Source code of charts

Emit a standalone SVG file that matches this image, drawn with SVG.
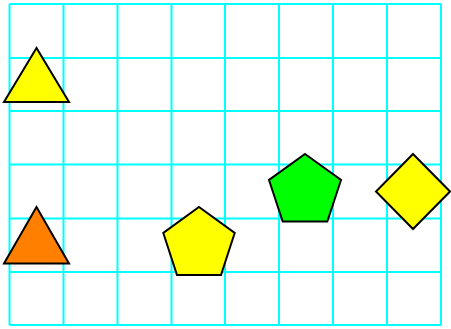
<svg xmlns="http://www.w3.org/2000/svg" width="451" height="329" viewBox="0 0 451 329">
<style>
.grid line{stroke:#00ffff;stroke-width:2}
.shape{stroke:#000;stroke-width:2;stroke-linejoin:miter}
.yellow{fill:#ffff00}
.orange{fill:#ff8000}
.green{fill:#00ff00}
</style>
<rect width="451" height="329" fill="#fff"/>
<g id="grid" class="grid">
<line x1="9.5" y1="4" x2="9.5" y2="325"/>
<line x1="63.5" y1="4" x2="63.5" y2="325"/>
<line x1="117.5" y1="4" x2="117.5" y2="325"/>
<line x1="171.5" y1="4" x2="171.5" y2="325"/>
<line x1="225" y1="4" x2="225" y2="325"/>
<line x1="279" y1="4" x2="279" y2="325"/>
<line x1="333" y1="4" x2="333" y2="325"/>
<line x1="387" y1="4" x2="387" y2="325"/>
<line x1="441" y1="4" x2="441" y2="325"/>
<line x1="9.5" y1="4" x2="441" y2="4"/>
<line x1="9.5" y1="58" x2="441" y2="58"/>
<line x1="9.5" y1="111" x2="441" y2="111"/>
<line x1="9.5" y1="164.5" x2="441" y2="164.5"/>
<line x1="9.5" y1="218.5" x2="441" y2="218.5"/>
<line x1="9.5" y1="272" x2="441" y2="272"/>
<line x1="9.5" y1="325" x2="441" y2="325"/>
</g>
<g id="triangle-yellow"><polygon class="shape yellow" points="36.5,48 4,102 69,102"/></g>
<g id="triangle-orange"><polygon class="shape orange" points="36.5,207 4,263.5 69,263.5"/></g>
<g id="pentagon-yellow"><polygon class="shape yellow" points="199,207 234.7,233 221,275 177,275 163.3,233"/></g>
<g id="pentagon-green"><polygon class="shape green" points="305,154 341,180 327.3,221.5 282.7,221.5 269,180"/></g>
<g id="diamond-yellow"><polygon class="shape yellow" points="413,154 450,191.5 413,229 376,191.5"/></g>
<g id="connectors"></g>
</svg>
--
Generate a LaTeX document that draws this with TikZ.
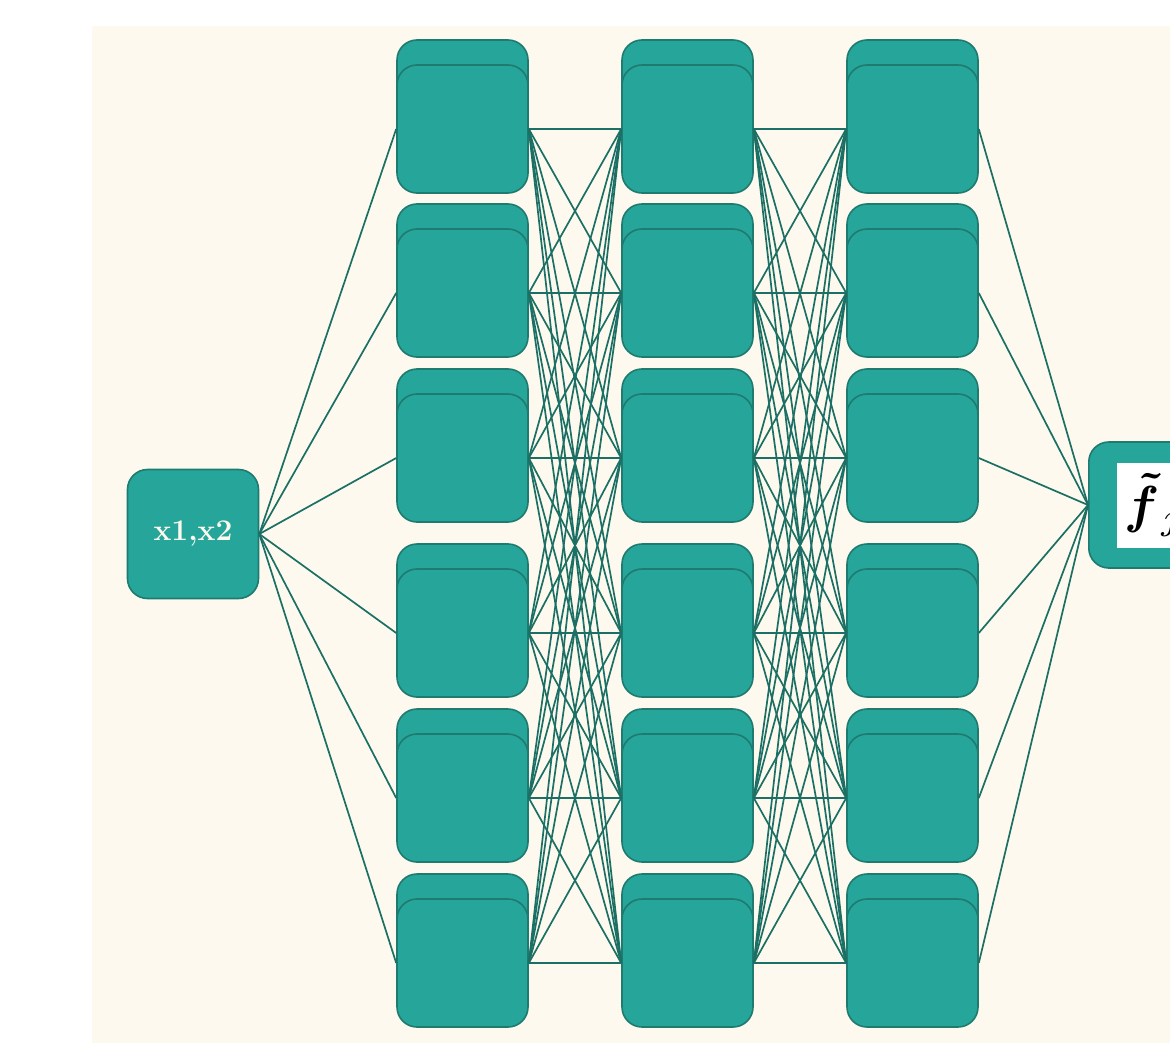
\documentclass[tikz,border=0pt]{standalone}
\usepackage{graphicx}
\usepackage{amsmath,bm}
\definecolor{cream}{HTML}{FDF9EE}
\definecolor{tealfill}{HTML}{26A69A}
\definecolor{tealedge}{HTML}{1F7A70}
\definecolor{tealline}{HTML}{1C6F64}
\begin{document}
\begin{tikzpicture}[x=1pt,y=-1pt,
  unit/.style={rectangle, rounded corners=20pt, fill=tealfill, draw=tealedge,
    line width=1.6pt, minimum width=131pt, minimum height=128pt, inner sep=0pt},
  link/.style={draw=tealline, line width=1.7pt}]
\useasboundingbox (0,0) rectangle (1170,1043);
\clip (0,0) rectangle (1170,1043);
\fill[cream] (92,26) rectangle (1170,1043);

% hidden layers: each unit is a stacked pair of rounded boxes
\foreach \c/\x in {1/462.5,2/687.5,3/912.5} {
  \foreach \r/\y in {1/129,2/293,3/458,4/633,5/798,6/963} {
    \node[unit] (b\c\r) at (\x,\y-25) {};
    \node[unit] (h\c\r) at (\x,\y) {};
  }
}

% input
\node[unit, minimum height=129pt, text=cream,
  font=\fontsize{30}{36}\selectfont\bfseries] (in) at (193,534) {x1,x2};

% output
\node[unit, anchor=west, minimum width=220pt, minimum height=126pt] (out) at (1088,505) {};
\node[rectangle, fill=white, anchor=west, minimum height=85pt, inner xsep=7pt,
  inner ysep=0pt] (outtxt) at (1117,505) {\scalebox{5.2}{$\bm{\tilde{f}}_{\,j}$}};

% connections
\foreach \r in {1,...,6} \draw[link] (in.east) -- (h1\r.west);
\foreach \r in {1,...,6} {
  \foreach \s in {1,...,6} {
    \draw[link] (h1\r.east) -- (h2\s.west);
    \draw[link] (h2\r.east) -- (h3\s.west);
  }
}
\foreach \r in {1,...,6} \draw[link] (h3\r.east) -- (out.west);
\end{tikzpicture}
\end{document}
* * *
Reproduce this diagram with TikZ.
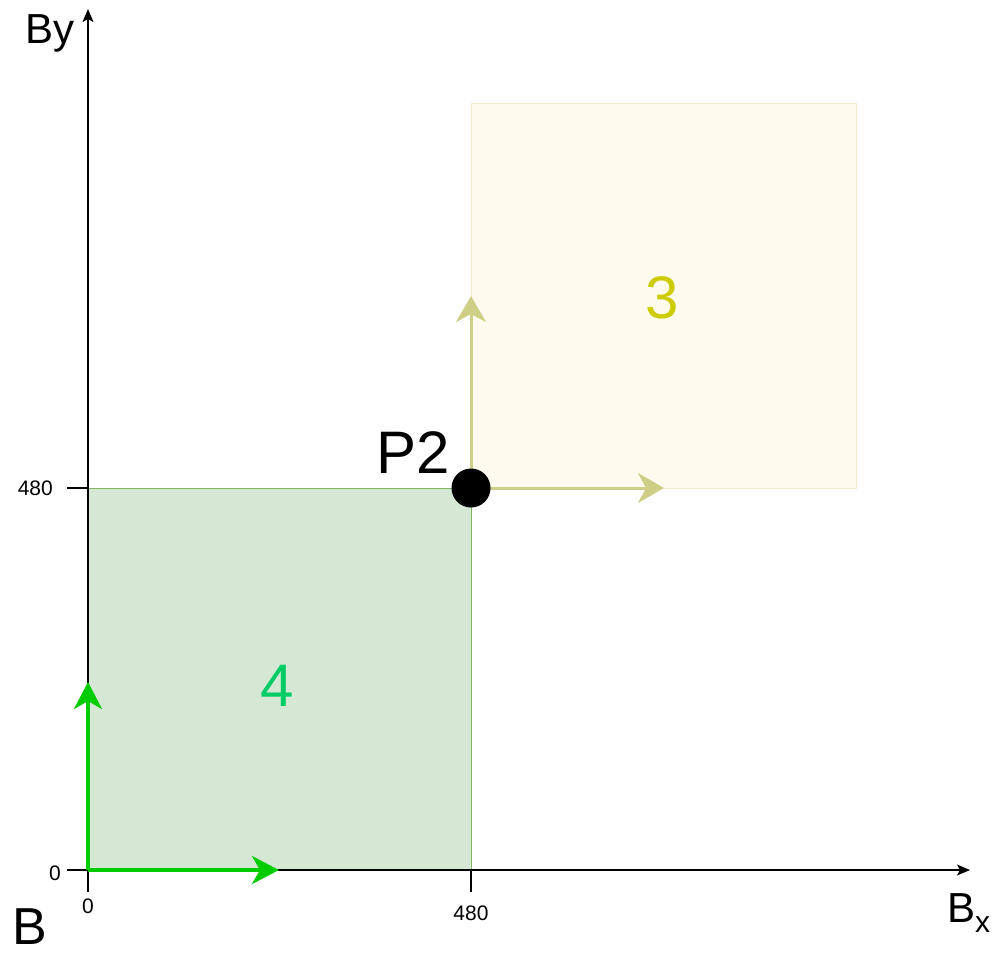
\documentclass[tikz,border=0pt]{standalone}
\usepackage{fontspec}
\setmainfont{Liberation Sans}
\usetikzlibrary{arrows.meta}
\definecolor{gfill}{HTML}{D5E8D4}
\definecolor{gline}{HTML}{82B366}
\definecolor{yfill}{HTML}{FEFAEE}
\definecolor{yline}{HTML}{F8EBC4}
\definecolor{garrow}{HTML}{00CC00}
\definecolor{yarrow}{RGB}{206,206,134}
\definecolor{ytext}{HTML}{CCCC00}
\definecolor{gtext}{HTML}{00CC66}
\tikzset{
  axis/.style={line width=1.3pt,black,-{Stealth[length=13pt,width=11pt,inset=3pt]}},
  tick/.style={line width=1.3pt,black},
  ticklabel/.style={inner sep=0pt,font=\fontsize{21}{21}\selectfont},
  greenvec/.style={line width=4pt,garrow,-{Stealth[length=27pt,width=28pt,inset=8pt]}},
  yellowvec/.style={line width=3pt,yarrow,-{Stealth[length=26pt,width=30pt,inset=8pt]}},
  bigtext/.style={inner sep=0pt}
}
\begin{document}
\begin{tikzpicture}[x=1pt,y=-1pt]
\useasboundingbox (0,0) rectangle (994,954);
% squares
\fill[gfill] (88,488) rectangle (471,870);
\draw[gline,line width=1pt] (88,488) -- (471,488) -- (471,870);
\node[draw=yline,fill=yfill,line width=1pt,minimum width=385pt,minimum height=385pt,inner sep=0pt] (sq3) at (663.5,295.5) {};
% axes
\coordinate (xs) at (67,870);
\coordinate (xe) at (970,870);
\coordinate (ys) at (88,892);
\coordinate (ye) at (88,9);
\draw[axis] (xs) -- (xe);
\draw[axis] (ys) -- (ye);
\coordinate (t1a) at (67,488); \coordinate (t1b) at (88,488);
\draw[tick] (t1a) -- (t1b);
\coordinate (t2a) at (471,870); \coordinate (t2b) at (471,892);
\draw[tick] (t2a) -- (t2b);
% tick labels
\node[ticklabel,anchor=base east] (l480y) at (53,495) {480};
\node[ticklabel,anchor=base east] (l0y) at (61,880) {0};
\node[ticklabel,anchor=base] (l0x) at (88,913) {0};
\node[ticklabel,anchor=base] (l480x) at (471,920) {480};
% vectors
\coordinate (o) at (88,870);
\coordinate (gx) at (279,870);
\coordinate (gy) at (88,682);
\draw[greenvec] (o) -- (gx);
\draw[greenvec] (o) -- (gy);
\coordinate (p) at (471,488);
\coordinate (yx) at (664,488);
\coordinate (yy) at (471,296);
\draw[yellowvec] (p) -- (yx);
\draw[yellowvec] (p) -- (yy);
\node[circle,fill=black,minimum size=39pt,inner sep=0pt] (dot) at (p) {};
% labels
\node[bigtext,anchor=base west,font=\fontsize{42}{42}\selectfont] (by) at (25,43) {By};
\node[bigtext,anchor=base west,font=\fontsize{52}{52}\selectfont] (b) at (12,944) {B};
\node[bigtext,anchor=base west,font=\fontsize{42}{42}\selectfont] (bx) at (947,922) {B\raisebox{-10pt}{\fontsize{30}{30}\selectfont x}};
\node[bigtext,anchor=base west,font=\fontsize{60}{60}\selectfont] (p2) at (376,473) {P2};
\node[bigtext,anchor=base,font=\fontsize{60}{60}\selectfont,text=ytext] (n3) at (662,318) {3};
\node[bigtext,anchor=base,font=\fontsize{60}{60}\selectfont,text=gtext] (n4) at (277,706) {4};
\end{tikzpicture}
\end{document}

Stated task. Count every line in the data where the string "that" occurs. Give nothing except the number.

Task solution. 2